L’exécution spectaculaire de l’attaque d’une unité d’élite de l’armée Nigérienne le 14 mai au nord de Tillabéry, tuant 30 soldats, est une démonstration de force bien organisée. Elle fut suivie d’une autre, de routine, le 16 au Mali près de Mopti – Diafarabe – engendrant la perte de soldats et de matériel.

Le but de ces attaques est d’encourager les nouvelles recrues en ce mois Ramadan. Les victoires affirmeront leur courage et leurs convictions face à des armées nationales, parfois moins motivées et fatiguées car depuis plus longtemps sur le front.

Les radicaux et leurs leaders – Groupe pour le Salut des Musulmans et de l’Islam, l’Etat Islamique du Grand Sahara, Ansar ul Islam du Burkina Faso, Front de Libération du Macina – comptent plus sur la ténacité et la détermination de leurs recrues que sur leurs capacités guerrières.

Ils comptent aussi sur la lassitude des troupes étrangères et la baisse voire la perte du soutien populaire consécutive à  l’extension du front au-delà du Sahel.
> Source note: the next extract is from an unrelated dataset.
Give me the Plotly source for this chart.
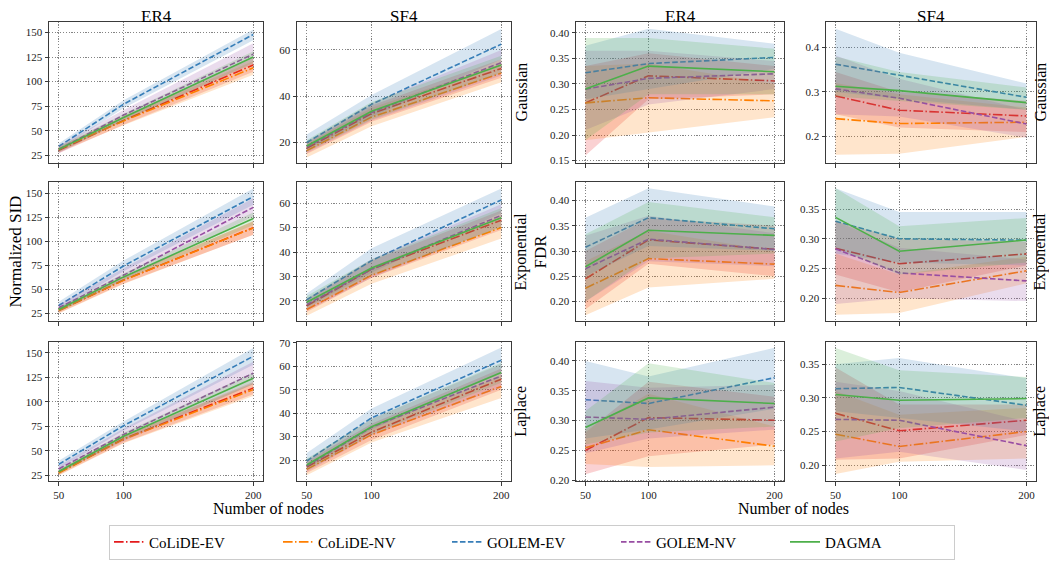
import plotly.graph_objects as go

# ---------------- data ----------------
X_NODES = [50, 100, 200]
METHODS = ["CoLiDE-EV", "CoLiDE-NV", "GOLEM-EV", "GOLEM-NV", "DAGMA"]
COL_TITLES = ["ER4", "SF4", "ER4", "SF4"]
ROW_LABELS = ["Gaussian", "Exponential", "Laplace"]

# method -> (mean, lower, upper)
SID_ER4_GAUSSIAN = {
    "CoLiDE-EV": ([30, 60.5, 117], [27, 56, 110], [33, 65, 124]),
    "CoLiDE-NV": ([31, 60, 114], [28, 55.5, 107], [34, 64.5, 121]),
    "GOLEM-EV": ([34, 77, 148], [31, 73, 142], [37, 81, 153]),
    "GOLEM-NV": ([31, 66, 128], [27, 61, 118], [35, 71, 139]),
    "DAGMA": ([31, 63.5, 125], [28, 60, 119], [34, 67, 131]),
}
SID_SF4_GAUSSIAN = {
    "CoLiDE-EV": ([17.5, 32.5, 52], [15, 29, 48], [20, 36, 56]),
    "CoLiDE-NV": ([16.5, 31, 50], [13.5, 27, 46], [19.5, 35, 54]),
    "GOLEM-EV": ([20, 36.5, 62.5], [17, 31, 56], [23.5, 40.5, 69]),
    "GOLEM-NV": ([18, 33, 54.5], [15.5, 29.5, 49], [20.5, 37, 60]),
    "DAGMA": ([18.5, 33.5, 53.5], [16, 30, 50], [21, 37.5, 57.5]),
}
FDR_ER4_GAUSSIAN = {
    "CoLiDE-EV": ([0.263, 0.316, 0.306], [0.16, 0.27, 0.28], [0.335, 0.36, 0.335]),
    "CoLiDE-NV": ([0.263, 0.273, 0.267], [0.19, 0.205, 0.235], [0.335, 0.34, 0.30]),
    "GOLEM-EV": ([0.322, 0.340, 0.352], [0.27, 0.29, 0.33], [0.375, 0.408, 0.379]),
    "GOLEM-NV": ([0.29, 0.311, 0.32], [0.21, 0.26, 0.29], [0.365, 0.365, 0.345]),
    "DAGMA": ([0.29, 0.335, 0.324], [0.19, 0.28, 0.28], [0.39, 0.39, 0.369]),
}
FDR_SF4_GAUSSIAN = {
    "CoLiDE-EV": ([0.291, 0.259, 0.246], [0.25, 0.22, 0.21], [0.345, 0.30, 0.28]),
    "CoLiDE-NV": ([0.24, 0.229, 0.232], [0.159, 0.161, 0.199], [0.32, 0.295, 0.265]),
    "GOLEM-EV": ([0.3625, 0.3375, 0.288], [0.30, 0.285, 0.26], [0.442, 0.388, 0.319]),
    "GOLEM-NV": ([0.307, 0.286, 0.228], [0.25, 0.245, 0.197], [0.382, 0.33, 0.26]),
    "DAGMA": ([0.313, 0.303, 0.276], [0.29, 0.28, 0.26], [0.38, 0.345, 0.31]),
}
SID_ER4_EXPONENTIAL = {
    "CoLiDE-EV": ([28, 59.7, 114.2], [25.5, 56, 107], [30.5, 63.5, 121]),
    "CoLiDE-NV": ([28, 59.5, 114], [25, 55.5, 107], [31, 63.5, 121]),
    "GOLEM-EV": ([33.2, 74.4, 146.6], [29, 69, 138], [37, 80, 155]),
    "GOLEM-NV": ([30.8, 64.8, 135.4], [27, 60, 126], [34, 72, 145]),
    "DAGMA": ([29, 63, 123.8], [26.5, 59.5, 117], [31.5, 66.5, 130]),
}
SID_SF4_EXPONENTIAL = {
    "CoLiDE-EV": ([18, 33, 53], [15.5, 29.5, 49], [20.5, 36.5, 57]),
    "CoLiDE-NV": ([16.5, 30.5, 50], [14, 27, 45.5], [19, 34, 54.5]),
    "GOLEM-EV": ([20.5, 36.5, 61.3], [17.5, 31.5, 56], [23, 41.5, 66]),
    "GOLEM-NV": ([18.5, 33, 55], [16, 29.5, 50.5], [21, 37, 59.5]),
    "DAGMA": ([19.5, 33.5, 54], [17, 30.5, 50], [22, 37, 58]),
}
FDR_ER4_EXPONENTIAL = {
    "CoLiDE-EV": ([0.245, 0.322, 0.3035], [0.185, 0.275, 0.25], [0.30, 0.365, 0.35]),
    "CoLiDE-NV": ([0.2265, 0.285, 0.274], [0.173, 0.228, 0.245], [0.28, 0.34, 0.30]),
    "GOLEM-EV": ([0.3075, 0.366, 0.344], [0.25, 0.31, 0.30], [0.366, 0.424, 0.388]),
    "GOLEM-NV": ([0.265, 0.3235, 0.303], [0.20, 0.28, 0.27], [0.33, 0.37, 0.335]),
    "DAGMA": ([0.269, 0.341, 0.331], [0.20, 0.285, 0.295], [0.333, 0.397, 0.367]),
}
FDR_SF4_EXPONENTIAL = {
    "CoLiDE-EV": ([0.284, 0.258, 0.2745], [0.24, 0.21, 0.255], [0.33, 0.30, 0.295]),
    "CoLiDE-NV": ([0.2215, 0.2094, 0.246], [0.172, 0.175, 0.225], [0.275, 0.24, 0.27]),
    "GOLEM-EV": ([0.3296, 0.300, 0.2976], [0.275, 0.26, 0.255], [0.385, 0.345, 0.345]),
    "GOLEM-NV": ([0.283, 0.2425, 0.229], [0.19, 0.20, 0.195], [0.33, 0.285, 0.265]),
    "DAGMA": ([0.336, 0.279, 0.298], [0.285, 0.24, 0.26], [0.385, 0.321, 0.335]),
}
SID_ER4_LAPLACE = {
    "CoLiDE-EV": ([28, 62.4, 114.2], [25.5, 58.5, 108], [30.5, 66, 120.5]),
    "CoLiDE-NV": ([27.5, 62, 112.6], [25, 58, 106], [30, 66, 119]),
    "GOLEM-EV": ([36.4, 75.8, 146.7], [32, 71, 138], [40, 80, 155]),
    "GOLEM-NV": ([31.7, 66.8, 129.3], [28, 60, 118], [35, 73, 141]),
    "DAGMA": ([29, 65, 124.3], [26.5, 61.5, 118], [31.5, 68.5, 130]),
}
SID_SF4_LAPLACE = {
    "CoLiDE-EV": ([17, 31.9, 54.5], [14.5, 28.5, 50], [19.5, 35.5, 59]),
    "CoLiDE-NV": ([16, 30.8, 51.4], [13.5, 27.5, 46.5], [18.5, 34, 56]),
    "GOLEM-EV": ([19.6, 38, 62.6], [16.5, 33, 57], [23, 42, 68]),
    "GOLEM-NV": ([17.5, 34, 55.9], [15, 30.5, 51], [20, 37.5, 61]),
    "DAGMA": ([17.9, 34.2, 57.3], [15.5, 31, 53], [20.5, 37.5, 61.5]),
}
FDR_ER4_LAPLACE = {
    "CoLiDE-EV": ([0.25, 0.305, 0.3006], [0.21, 0.24, 0.26], [0.28, 0.365, 0.34]),
    "CoLiDE-NV": ([0.2544, 0.2846, 0.257], [0.227, 0.222, 0.225], [0.285, 0.345, 0.29]),
    "GOLEM-EV": ([0.335, 0.3286, 0.372], [0.27, 0.285, 0.32], [0.40, 0.374, 0.422]),
    "GOLEM-NV": ([0.306, 0.302, 0.3225], [0.245, 0.27, 0.285], [0.3665, 0.355, 0.36]),
    "DAGMA": ([0.2885, 0.338, 0.3286], [0.26, 0.28, 0.29], [0.316, 0.396, 0.363]),
}
FDR_SF4_LAPLACE = {
    "CoLiDE-EV": ([0.277, 0.2511, 0.2667], [0.208, 0.21, 0.245], [0.345, 0.29, 0.29]),
    "CoLiDE-NV": ([0.246, 0.2278, 0.25], [0.187, 0.205, 0.21], [0.31, 0.275, 0.285]),
    "GOLEM-EV": ([0.3135, 0.3154, 0.289], [0.28, 0.27, 0.25], [0.35, 0.359, 0.329]),
    "GOLEM-NV": ([0.268, 0.2667, 0.229], [0.21, 0.22, 0.193], [0.324, 0.31, 0.265]),
    "DAGMA": ([0.305, 0.2964, 0.2989], [0.235, 0.255, 0.27], [0.374, 0.341, 0.331]),
}

PANELS = [
    [SID_ER4_GAUSSIAN, SID_SF4_GAUSSIAN, FDR_ER4_GAUSSIAN, FDR_SF4_GAUSSIAN],
    [SID_ER4_EXPONENTIAL, SID_SF4_EXPONENTIAL, FDR_ER4_EXPONENTIAL, FDR_SF4_EXPONENTIAL],
    [SID_ER4_LAPLACE, SID_SF4_LAPLACE, FDR_ER4_LAPLACE, FDR_SF4_LAPLACE],
]

# ---------------- styling ----------------
W, H = 1049, 562
COL_PX = [(49, 263), (297, 511), (576, 784), (826, 1036)]
ROW_PX = [(17, 161), (180, 322), (343, 485)]

Y_RANGES = [
    [(17, 161), (11.1, 72.2), (0.145, 0.422), (0.140, 0.458)],
    [(16.8, 162), (11.7, 68.7), (0.161, 0.437), (0.161, 0.396)],
    [(19, 161.3), (10.9, 70.4), (0.198, 0.432), (0.176, 0.383)],
]
Y_TICKS = [
    [(25, 25, "d"), (20, 20, "d"), (0.15, 0.05, ".2f"), (0.2, 0.1, ".1f")],
    [(25, 25, "d"), (20, 10, "d"), (0.20, 0.05, ".2f"), (0.20, 0.05, ".2f")],
    [(25, 25, "d"), (20, 10, "d"), (0.20, 0.05, ".2f"), (0.20, 0.05, ".2f")],
]

COLORS = {
    "CoLiDE-EV": (228, 26, 28),
    "CoLiDE-NV": (255, 127, 0),
    "GOLEM-EV": (55, 126, 184),
    "GOLEM-NV": (152, 78, 163),
    "DAGMA": (77, 175, 74),
}
DASHDOT = "9.6px,2.4px,1.5px,2.4px"
DASHED = "5.55px,2.4px"
DASHES = {
    "CoLiDE-EV": DASHDOT,
    "CoLiDE-NV": DASHDOT,
    "GOLEM-EV": DASHED,
    "GOLEM-NV": DASHED,
    "DAGMA": "solid",
}
FONT = "Liberation Serif, Times New Roman, serif"


def rgb(c, a=None):
    if a is None:
        return "rgb(%d,%d,%d)" % c
    return "rgba(%d,%d,%d,%.2f)" % (c + (a,))


def px_x(p):
    return p / W


def px_y(p):
    return 1 - p / H


fig = go.Figure()
layout_axes = {}

for r in range(3):
    for c in range(4):
        k = r * 4 + c + 1
        xa = "x" if k == 1 else "x%d" % k
        ya = "y" if k == 1 else "y%d" % k
        data = PANELS[r][c]
        for m in METHODS:
            mean, lo, hi = data[m]
            col = COLORS[m]
            fig.add_trace(go.Scatter(x=X_NODES, y=lo, mode="lines", line=dict(width=0),
                                     showlegend=False, hoverinfo="skip", xaxis=xa, yaxis=ya))
            fig.add_trace(go.Scatter(x=X_NODES, y=hi, mode="lines", line=dict(width=0),
                                     fill="tonexty", fillcolor=rgb(col, 0.2),
                                     showlegend=False, hoverinfo="skip", xaxis=xa, yaxis=ya))
            fig.add_trace(go.Scatter(x=X_NODES, y=mean, mode="lines", name=m, legendgroup=m,
                                     showlegend=(k == 1),
                                     line=dict(color=rgb(col), width=1.6, dash=DASHES[m]),
                                     xaxis=xa, yaxis=ya))
        common = dict(
            showgrid=True, gridcolor="rgba(110,110,110,0.85)", gridwidth=0.8, griddash="1.2px,1.6px",
            zeroline=False, showline=True, mirror=True, linecolor="#3a3a3a", linewidth=1,
            ticks="outside", ticklen=3.5, tickwidth=0.8, tickcolor="#3a3a3a",
            tickfont=dict(family=FONT, size=11, color="#222"),
        )
        x0, x1 = COL_PX[c]
        y0, y1 = ROW_PX[r]
        layout_axes["xaxis" if k == 1 else "xaxis%d" % k] = dict(
            common, domain=[px_x(x0), px_x(x1)], range=[42.5, 207.5],
            tickvals=X_NODES, showticklabels=(r == 2), anchor=ya)
        t0, dt, fmt = Y_TICKS[r][c]
        layout_axes["yaxis" if k == 1 else "yaxis%d" % k] = dict(
            common, domain=[px_y(y1), px_y(y0)], range=list(Y_RANGES[r][c]),
            tick0=t0, dtick=dt, tickformat=fmt, anchor=xa)

annotations = []
for c, t in enumerate(COL_TITLES):
    x0, x1 = COL_PX[c]
    annotations.append(dict(text=t, x=px_x((x0 + x1) / 2), y=px_y(12), xref="paper", yref="paper",
                            showarrow=False, font=dict(family=FONT, size=17, color="black"),
                            xanchor="center", yanchor="middle"))
for r, t in enumerate(ROW_LABELS):
    y0, y1 = ROW_PX[r]
    for xp in (521, 1040):
        annotations.append(dict(text=t, x=px_x(xp), y=px_y((y0 + y1) / 2), xref="paper", yref="paper",
                                showarrow=False, textangle=-90,
                                font=dict(family=FONT, size=16, color="black"),
                                xanchor="center", yanchor="middle"))
annotations.append(dict(text="Normalized SID", x=px_x(16), y=px_y(251), xref="paper", yref="paper",
                        showarrow=False, textangle=-90, font=dict(family=FONT, size=17, color="black"),
                        xanchor="center", yanchor="middle"))
annotations.append(dict(text="FDR", x=px_x(541), y=px_y(251), xref="paper", yref="paper",
                        showarrow=False, textangle=-90, font=dict(family=FONT, size=17, color="black"),
                        xanchor="center", yanchor="middle"))
for xc in (268, 793):
    annotations.append(dict(text="Number of nodes", x=px_x(xc), y=px_y(513), xref="paper", yref="paper",
                            showarrow=False, font=dict(family=FONT, size=16, color="black"),
                            xanchor="center", yanchor="middle"))

fig.update_layout(
    width=W, height=H,
    margin=dict(l=0, r=0, t=0, b=0),
    paper_bgcolor="white", plot_bgcolor="white",
    font=dict(family=FONT, color="black"),
    annotations=annotations,
    showlegend=True,
    legend=dict(orientation="h", x=px_x(532), xanchor="center", y=px_y(529), yanchor="top",
                bordercolor="#cccccc", borderwidth=1, bgcolor="white",
                font=dict(family=FONT, size=15, color="black"),
                entrywidth=124, entrywidthmode="pixels", tracegroupgap=0),
    **layout_axes,
)

fig.write_html("out.html", config={"displayModeBar": False},
               post_script="document.body.style.margin='0';document.body.style.overflow='hidden';")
Des experts somaliens, Shebaab,  en visites secrètes, les  encouragent dans cette résilience. Par ailleurs, la récente ruée vers l’or à travers le nord du Sahel pourrait bien être liée à la recherche de financement du terrorisme. Un récent rapport de ‘’Reuters’’ sur ce sujet mérite l’attention.

Le risque d’enlisement

Dans certaines des capitales du Sahel, l’objectif principal ne semble pas être le  combat sur le terrain. Ni l’effort politique nécessaire à l’établissement d’alliances nationales et à la consolidation des fronts intérieurs essentiels pour remporter le combat

Frileux, les alliés extérieurs laissent faire avec le risque de s’enliser financièrement et militairement comme en Afghanistan ou en Somalie.

Le discours national porte essentiellement sur ‘’un complot extérieur contre nos pays en vue d’exploiter leurs ressources naturelles’’. Cette vieille rengaine, qui a fait bien du mal à ceux qui y croient, marche encore et bien.

Ainsi  Sahel, la lutte contre le terrorisme est-elle encore loin d’être dans son dernier quart d’heure ! Aussi, le prochain harmattan, la saison sèche, ne devrait-il pas être moins chaud.